SOURCE MATERIAL:
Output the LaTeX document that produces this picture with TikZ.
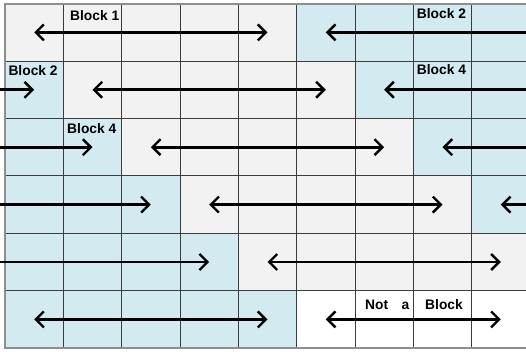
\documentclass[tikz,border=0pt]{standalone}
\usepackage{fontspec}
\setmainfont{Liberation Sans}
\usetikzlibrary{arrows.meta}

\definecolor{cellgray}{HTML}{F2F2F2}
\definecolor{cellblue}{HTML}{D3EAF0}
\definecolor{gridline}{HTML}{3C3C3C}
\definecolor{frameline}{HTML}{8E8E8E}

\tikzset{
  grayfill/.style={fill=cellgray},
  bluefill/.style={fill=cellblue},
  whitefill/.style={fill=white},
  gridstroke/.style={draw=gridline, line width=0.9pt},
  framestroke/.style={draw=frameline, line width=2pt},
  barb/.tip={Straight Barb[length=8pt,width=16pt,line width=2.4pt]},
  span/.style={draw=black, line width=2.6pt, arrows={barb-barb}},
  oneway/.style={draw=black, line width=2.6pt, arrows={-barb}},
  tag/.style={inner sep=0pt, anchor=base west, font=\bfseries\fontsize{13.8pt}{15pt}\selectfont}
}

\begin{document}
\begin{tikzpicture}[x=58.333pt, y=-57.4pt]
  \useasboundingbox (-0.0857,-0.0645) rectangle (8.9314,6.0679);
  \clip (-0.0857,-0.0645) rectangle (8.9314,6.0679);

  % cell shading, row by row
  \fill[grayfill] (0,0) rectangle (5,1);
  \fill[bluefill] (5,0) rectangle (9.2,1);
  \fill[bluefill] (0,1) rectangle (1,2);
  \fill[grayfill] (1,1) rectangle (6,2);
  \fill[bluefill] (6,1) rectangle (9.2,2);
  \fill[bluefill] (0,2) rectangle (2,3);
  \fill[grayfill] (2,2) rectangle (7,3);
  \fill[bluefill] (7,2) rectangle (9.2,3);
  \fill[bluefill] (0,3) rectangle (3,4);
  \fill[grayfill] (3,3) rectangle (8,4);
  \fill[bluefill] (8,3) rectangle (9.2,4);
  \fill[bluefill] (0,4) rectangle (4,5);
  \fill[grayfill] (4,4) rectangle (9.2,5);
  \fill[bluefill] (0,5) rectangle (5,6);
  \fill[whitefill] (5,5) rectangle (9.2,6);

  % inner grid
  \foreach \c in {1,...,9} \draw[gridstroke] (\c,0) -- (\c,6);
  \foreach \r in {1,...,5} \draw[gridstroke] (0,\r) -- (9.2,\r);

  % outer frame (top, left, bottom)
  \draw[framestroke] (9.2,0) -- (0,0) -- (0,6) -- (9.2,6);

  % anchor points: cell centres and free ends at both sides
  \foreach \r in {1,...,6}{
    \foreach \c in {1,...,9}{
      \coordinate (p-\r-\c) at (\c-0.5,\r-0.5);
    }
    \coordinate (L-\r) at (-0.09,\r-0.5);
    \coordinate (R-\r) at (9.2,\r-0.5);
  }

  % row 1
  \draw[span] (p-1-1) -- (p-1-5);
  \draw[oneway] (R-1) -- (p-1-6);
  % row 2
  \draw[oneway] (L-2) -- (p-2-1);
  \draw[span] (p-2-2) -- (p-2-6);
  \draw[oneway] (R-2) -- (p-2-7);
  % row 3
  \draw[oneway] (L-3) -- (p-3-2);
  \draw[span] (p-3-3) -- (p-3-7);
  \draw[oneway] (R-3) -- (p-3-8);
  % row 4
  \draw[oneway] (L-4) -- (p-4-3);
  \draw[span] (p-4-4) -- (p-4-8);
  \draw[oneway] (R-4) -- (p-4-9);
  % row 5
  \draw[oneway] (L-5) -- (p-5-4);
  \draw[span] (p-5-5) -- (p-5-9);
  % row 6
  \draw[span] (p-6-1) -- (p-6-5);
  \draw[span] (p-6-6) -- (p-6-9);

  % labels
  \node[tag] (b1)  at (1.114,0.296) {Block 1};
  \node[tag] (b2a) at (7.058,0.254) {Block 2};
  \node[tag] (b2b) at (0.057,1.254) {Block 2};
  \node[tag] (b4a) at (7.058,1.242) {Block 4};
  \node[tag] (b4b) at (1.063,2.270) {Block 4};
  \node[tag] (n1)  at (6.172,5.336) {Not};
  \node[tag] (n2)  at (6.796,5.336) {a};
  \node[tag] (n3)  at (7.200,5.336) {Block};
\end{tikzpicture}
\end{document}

WRITTEN REQUEST: Drop the images and repeat the data exactly.

ANSWER FOR THIS EXERCISE:
Output the LaTeX document that produces this picture with TikZ.
\documentclass[tikz,border=0pt]{standalone}
\usepackage{fontspec}
\setmainfont{Liberation Sans}
\usetikzlibrary{arrows.meta}

\definecolor{cellgray}{HTML}{F2F2F2}
\definecolor{cellblue}{HTML}{D3EAF0}
\definecolor{gridline}{HTML}{3C3C3C}
\definecolor{frameline}{HTML}{8E8E8E}

\tikzset{
  grayfill/.style={fill=cellgray},
  bluefill/.style={fill=cellblue},
  whitefill/.style={fill=white},
  gridstroke/.style={draw=gridline, line width=0.9pt},
  framestroke/.style={draw=frameline, line width=2pt},
  barb/.tip={Straight Barb[length=8pt,width=16pt,line width=2.4pt]},
  span/.style={draw=black, line width=2.6pt, arrows={barb-barb}},
  oneway/.style={draw=black, line width=2.6pt, arrows={-barb}},
  tag/.style={inner sep=0pt, anchor=base west, font=\bfseries\fontsize{13.8pt}{15pt}\selectfont}
}

\begin{document}
\begin{tikzpicture}[x=58.333pt, y=-57.4pt]
  \useasboundingbox (-0.0857,-0.0645) rectangle (8.9314,6.0679);
  \clip (-0.0857,-0.0645) rectangle (8.9314,6.0679);

  % cell shading, row by row
  \fill[grayfill] (0,0) rectangle (5,1);
  \fill[bluefill] (5,0) rectangle (9.2,1);
  \fill[bluefill] (0,1) rectangle (1,2);
  \fill[grayfill] (1,1) rectangle (6,2);
  \fill[bluefill] (6,1) rectangle (9.2,2);
  \fill[bluefill] (0,2) rectangle (2,3);
  \fill[grayfill] (2,2) rectangle (7,3);
  \fill[bluefill] (7,2) rectangle (9.2,3);
  \fill[bluefill] (0,3) rectangle (3,4);
  \fill[grayfill] (3,3) rectangle (8,4);
  \fill[bluefill] (8,3) rectangle (9.2,4);
  \fill[bluefill] (0,4) rectangle (4,5);
  \fill[grayfill] (4,4) rectangle (9.2,5);
  \fill[bluefill] (0,5) rectangle (5,6);
  \fill[whitefill] (5,5) rectangle (9.2,6);

  % inner grid
  \foreach \c in {1,...,9} \draw[gridstroke] (\c,0) -- (\c,6);
  \foreach \r in {1,...,5} \draw[gridstroke] (0,\r) -- (9.2,\r);

  % outer frame (top, left, bottom)
  \draw[framestroke] (9.2,0) -- (0,0) -- (0,6) -- (9.2,6);

  % anchor points: cell centres and free ends at both sides
  \foreach \r in {1,...,6}{
    \foreach \c in {1,...,9}{
      \coordinate (p-\r-\c) at (\c-0.5,\r-0.5);
    }
    \coordinate (L-\r) at (-0.09,\r-0.5);
    \coordinate (R-\r) at (9.2,\r-0.5);
  }

  % row 1
  \draw[span] (p-1-1) -- (p-1-5);
  \draw[oneway] (R-1) -- (p-1-6);
  % row 2
  \draw[oneway] (L-2) -- (p-2-1);
  \draw[span] (p-2-2) -- (p-2-6);
  \draw[oneway] (R-2) -- (p-2-7);
  % row 3
  \draw[oneway] (L-3) -- (p-3-2);
  \draw[span] (p-3-3) -- (p-3-7);
  \draw[oneway] (R-3) -- (p-3-8);
  % row 4
  \draw[oneway] (L-4) -- (p-4-3);
  \draw[span] (p-4-4) -- (p-4-8);
  \draw[oneway] (R-4) -- (p-4-9);
  % row 5
  \draw[oneway] (L-5) -- (p-5-4);
  \draw[span] (p-5-5) -- (p-5-9);
  % row 6
  \draw[span] (p-6-1) -- (p-6-5);
  \draw[span] (p-6-6) -- (p-6-9);

  % labels
  \node[tag] (b1)  at (1.114,0.296) {Block 1};
  \node[tag] (b2a) at (7.058,0.254) {Block 2};
  \node[tag] (b2b) at (0.057,1.254) {Block 2};
  \node[tag] (b4a) at (7.058,1.242) {Block 4};
  \node[tag] (b4b) at (1.063,2.270) {Block 4};
  \node[tag] (n1)  at (6.172,5.336) {Not};
  \node[tag] (n2)  at (6.796,5.336) {a};
  \node[tag] (n3)  at (7.200,5.336) {Block};
\end{tikzpicture}
\end{document}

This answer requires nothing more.